:: Exercise instructions ::
Write out the whole listing word for word.

---

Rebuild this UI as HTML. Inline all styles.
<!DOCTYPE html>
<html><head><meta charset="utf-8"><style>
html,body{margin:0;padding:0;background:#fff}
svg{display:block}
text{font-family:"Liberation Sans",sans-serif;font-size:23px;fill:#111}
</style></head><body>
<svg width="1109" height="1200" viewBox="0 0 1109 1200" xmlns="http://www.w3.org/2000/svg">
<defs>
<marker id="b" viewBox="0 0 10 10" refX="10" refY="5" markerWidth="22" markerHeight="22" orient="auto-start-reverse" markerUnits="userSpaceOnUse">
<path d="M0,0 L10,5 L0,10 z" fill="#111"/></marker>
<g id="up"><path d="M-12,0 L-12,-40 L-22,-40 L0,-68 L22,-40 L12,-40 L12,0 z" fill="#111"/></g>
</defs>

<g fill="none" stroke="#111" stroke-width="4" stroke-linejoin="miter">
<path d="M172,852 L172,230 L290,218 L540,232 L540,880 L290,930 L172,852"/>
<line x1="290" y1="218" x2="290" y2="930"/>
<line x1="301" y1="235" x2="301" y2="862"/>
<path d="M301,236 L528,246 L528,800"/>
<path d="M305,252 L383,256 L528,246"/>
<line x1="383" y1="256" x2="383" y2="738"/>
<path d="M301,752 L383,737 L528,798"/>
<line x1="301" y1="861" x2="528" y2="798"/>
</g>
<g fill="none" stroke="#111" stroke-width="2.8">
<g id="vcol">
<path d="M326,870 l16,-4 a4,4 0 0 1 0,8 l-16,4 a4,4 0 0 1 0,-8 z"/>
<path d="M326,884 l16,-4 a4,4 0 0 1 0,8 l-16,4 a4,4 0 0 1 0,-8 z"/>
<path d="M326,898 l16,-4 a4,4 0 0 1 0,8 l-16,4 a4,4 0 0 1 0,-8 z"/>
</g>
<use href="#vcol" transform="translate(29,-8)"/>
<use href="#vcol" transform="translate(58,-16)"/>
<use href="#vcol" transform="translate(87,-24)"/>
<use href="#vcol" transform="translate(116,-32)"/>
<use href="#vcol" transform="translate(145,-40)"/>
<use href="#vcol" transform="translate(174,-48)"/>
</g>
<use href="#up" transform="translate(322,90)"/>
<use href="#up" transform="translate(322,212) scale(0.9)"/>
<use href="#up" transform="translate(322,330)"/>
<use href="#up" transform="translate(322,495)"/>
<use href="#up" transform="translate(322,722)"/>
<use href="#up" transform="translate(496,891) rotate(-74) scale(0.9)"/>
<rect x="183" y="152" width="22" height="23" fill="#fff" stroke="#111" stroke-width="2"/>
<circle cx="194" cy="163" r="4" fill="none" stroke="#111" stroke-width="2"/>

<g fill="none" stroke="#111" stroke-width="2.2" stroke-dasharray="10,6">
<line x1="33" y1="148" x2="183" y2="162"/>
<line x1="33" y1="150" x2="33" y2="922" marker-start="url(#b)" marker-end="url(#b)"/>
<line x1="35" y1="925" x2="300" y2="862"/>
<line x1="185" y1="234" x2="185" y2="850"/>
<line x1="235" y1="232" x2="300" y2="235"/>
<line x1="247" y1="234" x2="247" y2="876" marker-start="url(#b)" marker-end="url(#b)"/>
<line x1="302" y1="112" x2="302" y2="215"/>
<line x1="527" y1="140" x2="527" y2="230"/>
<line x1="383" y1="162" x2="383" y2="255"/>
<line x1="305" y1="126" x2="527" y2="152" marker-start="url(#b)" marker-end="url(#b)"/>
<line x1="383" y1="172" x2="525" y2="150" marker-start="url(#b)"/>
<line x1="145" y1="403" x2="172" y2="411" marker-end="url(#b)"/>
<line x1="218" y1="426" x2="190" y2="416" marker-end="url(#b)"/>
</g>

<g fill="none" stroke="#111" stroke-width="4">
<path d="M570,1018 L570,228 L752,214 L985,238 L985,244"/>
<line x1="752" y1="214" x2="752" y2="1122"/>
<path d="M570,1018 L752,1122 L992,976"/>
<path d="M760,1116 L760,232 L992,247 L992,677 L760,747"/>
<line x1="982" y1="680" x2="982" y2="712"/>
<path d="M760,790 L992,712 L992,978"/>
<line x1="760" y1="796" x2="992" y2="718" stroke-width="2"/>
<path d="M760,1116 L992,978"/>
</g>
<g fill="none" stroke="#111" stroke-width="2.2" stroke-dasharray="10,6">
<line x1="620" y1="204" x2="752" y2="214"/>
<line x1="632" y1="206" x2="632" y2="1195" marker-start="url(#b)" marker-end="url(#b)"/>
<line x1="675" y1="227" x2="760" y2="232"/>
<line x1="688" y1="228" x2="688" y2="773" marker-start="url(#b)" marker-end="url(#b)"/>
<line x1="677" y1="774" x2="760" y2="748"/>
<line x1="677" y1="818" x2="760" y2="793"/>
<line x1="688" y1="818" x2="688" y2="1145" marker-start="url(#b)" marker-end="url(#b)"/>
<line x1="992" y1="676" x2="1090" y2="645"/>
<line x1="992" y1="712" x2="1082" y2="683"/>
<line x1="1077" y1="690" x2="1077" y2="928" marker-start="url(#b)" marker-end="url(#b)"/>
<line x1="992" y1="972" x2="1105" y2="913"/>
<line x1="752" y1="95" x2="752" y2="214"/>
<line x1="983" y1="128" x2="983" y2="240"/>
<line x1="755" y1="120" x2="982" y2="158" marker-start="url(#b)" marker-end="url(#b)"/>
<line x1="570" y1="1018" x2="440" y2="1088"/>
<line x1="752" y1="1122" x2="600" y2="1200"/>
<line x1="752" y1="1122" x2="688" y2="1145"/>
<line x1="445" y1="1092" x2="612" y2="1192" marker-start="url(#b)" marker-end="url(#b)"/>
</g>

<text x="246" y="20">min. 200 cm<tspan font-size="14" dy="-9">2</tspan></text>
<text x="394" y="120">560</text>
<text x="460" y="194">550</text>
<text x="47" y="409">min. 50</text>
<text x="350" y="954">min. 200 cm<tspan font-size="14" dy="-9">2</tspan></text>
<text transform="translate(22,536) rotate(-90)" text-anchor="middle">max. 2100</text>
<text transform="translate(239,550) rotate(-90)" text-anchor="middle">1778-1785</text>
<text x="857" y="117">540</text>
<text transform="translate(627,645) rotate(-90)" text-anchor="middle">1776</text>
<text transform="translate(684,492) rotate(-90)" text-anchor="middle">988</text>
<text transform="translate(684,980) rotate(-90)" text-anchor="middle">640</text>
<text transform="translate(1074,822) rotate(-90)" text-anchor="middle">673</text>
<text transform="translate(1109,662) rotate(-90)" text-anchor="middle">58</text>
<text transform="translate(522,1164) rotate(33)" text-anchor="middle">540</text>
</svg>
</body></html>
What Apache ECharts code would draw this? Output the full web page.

---

:: Output below ::
Rebuild this UI as HTML. Inline all styles.
<!DOCTYPE html>
<html><head><meta charset="utf-8"><style>
html,body{margin:0;padding:0;background:#fff}
svg{display:block}
text{font-family:"Liberation Sans",sans-serif;font-size:23px;fill:#111}
</style></head><body>
<svg width="1109" height="1200" viewBox="0 0 1109 1200" xmlns="http://www.w3.org/2000/svg">
<defs>
<marker id="b" viewBox="0 0 10 10" refX="10" refY="5" markerWidth="22" markerHeight="22" orient="auto-start-reverse" markerUnits="userSpaceOnUse">
<path d="M0,0 L10,5 L0,10 z" fill="#111"/></marker>
<g id="up"><path d="M-12,0 L-12,-40 L-22,-40 L0,-68 L22,-40 L12,-40 L12,0 z" fill="#111"/></g>
</defs>

<g fill="none" stroke="#111" stroke-width="4" stroke-linejoin="miter">
<path d="M172,852 L172,230 L290,218 L540,232 L540,880 L290,930 L172,852"/>
<line x1="290" y1="218" x2="290" y2="930"/>
<line x1="301" y1="235" x2="301" y2="862"/>
<path d="M301,236 L528,246 L528,800"/>
<path d="M305,252 L383,256 L528,246"/>
<line x1="383" y1="256" x2="383" y2="738"/>
<path d="M301,752 L383,737 L528,798"/>
<line x1="301" y1="861" x2="528" y2="798"/>
</g>
<g fill="none" stroke="#111" stroke-width="2.8">
<g id="vcol">
<path d="M326,870 l16,-4 a4,4 0 0 1 0,8 l-16,4 a4,4 0 0 1 0,-8 z"/>
<path d="M326,884 l16,-4 a4,4 0 0 1 0,8 l-16,4 a4,4 0 0 1 0,-8 z"/>
<path d="M326,898 l16,-4 a4,4 0 0 1 0,8 l-16,4 a4,4 0 0 1 0,-8 z"/>
</g>
<use href="#vcol" transform="translate(29,-8)"/>
<use href="#vcol" transform="translate(58,-16)"/>
<use href="#vcol" transform="translate(87,-24)"/>
<use href="#vcol" transform="translate(116,-32)"/>
<use href="#vcol" transform="translate(145,-40)"/>
<use href="#vcol" transform="translate(174,-48)"/>
</g>
<use href="#up" transform="translate(322,90)"/>
<use href="#up" transform="translate(322,212) scale(0.9)"/>
<use href="#up" transform="translate(322,330)"/>
<use href="#up" transform="translate(322,495)"/>
<use href="#up" transform="translate(322,722)"/>
<use href="#up" transform="translate(496,891) rotate(-74) scale(0.9)"/>
<rect x="183" y="152" width="22" height="23" fill="#fff" stroke="#111" stroke-width="2"/>
<circle cx="194" cy="163" r="4" fill="none" stroke="#111" stroke-width="2"/>

<g fill="none" stroke="#111" stroke-width="2.2" stroke-dasharray="10,6">
<line x1="33" y1="148" x2="183" y2="162"/>
<line x1="33" y1="150" x2="33" y2="922" marker-start="url(#b)" marker-end="url(#b)"/>
<line x1="35" y1="925" x2="300" y2="862"/>
<line x1="185" y1="234" x2="185" y2="850"/>
<line x1="235" y1="232" x2="300" y2="235"/>
<line x1="247" y1="234" x2="247" y2="876" marker-start="url(#b)" marker-end="url(#b)"/>
<line x1="302" y1="112" x2="302" y2="215"/>
<line x1="527" y1="140" x2="527" y2="230"/>
<line x1="383" y1="162" x2="383" y2="255"/>
<line x1="305" y1="126" x2="527" y2="152" marker-start="url(#b)" marker-end="url(#b)"/>
<line x1="383" y1="172" x2="525" y2="150" marker-start="url(#b)"/>
<line x1="145" y1="403" x2="172" y2="411" marker-end="url(#b)"/>
<line x1="218" y1="426" x2="190" y2="416" marker-end="url(#b)"/>
</g>

<g fill="none" stroke="#111" stroke-width="4">
<path d="M570,1018 L570,228 L752,214 L985,238 L985,244"/>
<line x1="752" y1="214" x2="752" y2="1122"/>
<path d="M570,1018 L752,1122 L992,976"/>
<path d="M760,1116 L760,232 L992,247 L992,677 L760,747"/>
<line x1="982" y1="680" x2="982" y2="712"/>
<path d="M760,790 L992,712 L992,978"/>
<line x1="760" y1="796" x2="992" y2="718" stroke-width="2"/>
<path d="M760,1116 L992,978"/>
</g>
<g fill="none" stroke="#111" stroke-width="2.2" stroke-dasharray="10,6">
<line x1="620" y1="204" x2="752" y2="214"/>
<line x1="632" y1="206" x2="632" y2="1195" marker-start="url(#b)" marker-end="url(#b)"/>
<line x1="675" y1="227" x2="760" y2="232"/>
<line x1="688" y1="228" x2="688" y2="773" marker-start="url(#b)" marker-end="url(#b)"/>
<line x1="677" y1="774" x2="760" y2="748"/>
<line x1="677" y1="818" x2="760" y2="793"/>
<line x1="688" y1="818" x2="688" y2="1145" marker-start="url(#b)" marker-end="url(#b)"/>
<line x1="992" y1="676" x2="1090" y2="645"/>
<line x1="992" y1="712" x2="1082" y2="683"/>
<line x1="1077" y1="690" x2="1077" y2="928" marker-start="url(#b)" marker-end="url(#b)"/>
<line x1="992" y1="972" x2="1105" y2="913"/>
<line x1="752" y1="95" x2="752" y2="214"/>
<line x1="983" y1="128" x2="983" y2="240"/>
<line x1="755" y1="120" x2="982" y2="158" marker-start="url(#b)" marker-end="url(#b)"/>
<line x1="570" y1="1018" x2="440" y2="1088"/>
<line x1="752" y1="1122" x2="600" y2="1200"/>
<line x1="752" y1="1122" x2="688" y2="1145"/>
<line x1="445" y1="1092" x2="612" y2="1192" marker-start="url(#b)" marker-end="url(#b)"/>
</g>

<text x="246" y="20">min. 200 cm<tspan font-size="14" dy="-9">2</tspan></text>
<text x="394" y="120">560</text>
<text x="460" y="194">550</text>
<text x="47" y="409">min. 50</text>
<text x="350" y="954">min. 200 cm<tspan font-size="14" dy="-9">2</tspan></text>
<text transform="translate(22,536) rotate(-90)" text-anchor="middle">max. 2100</text>
<text transform="translate(239,550) rotate(-90)" text-anchor="middle">1778-1785</text>
<text x="857" y="117">540</text>
<text transform="translate(627,645) rotate(-90)" text-anchor="middle">1776</text>
<text transform="translate(684,492) rotate(-90)" text-anchor="middle">988</text>
<text transform="translate(684,980) rotate(-90)" text-anchor="middle">640</text>
<text transform="translate(1074,822) rotate(-90)" text-anchor="middle">673</text>
<text transform="translate(1109,662) rotate(-90)" text-anchor="middle">58</text>
<text transform="translate(522,1164) rotate(33)" text-anchor="middle">540</text>
</svg>
</body></html>
What Apache ECharts code would draw this? Output the full web page.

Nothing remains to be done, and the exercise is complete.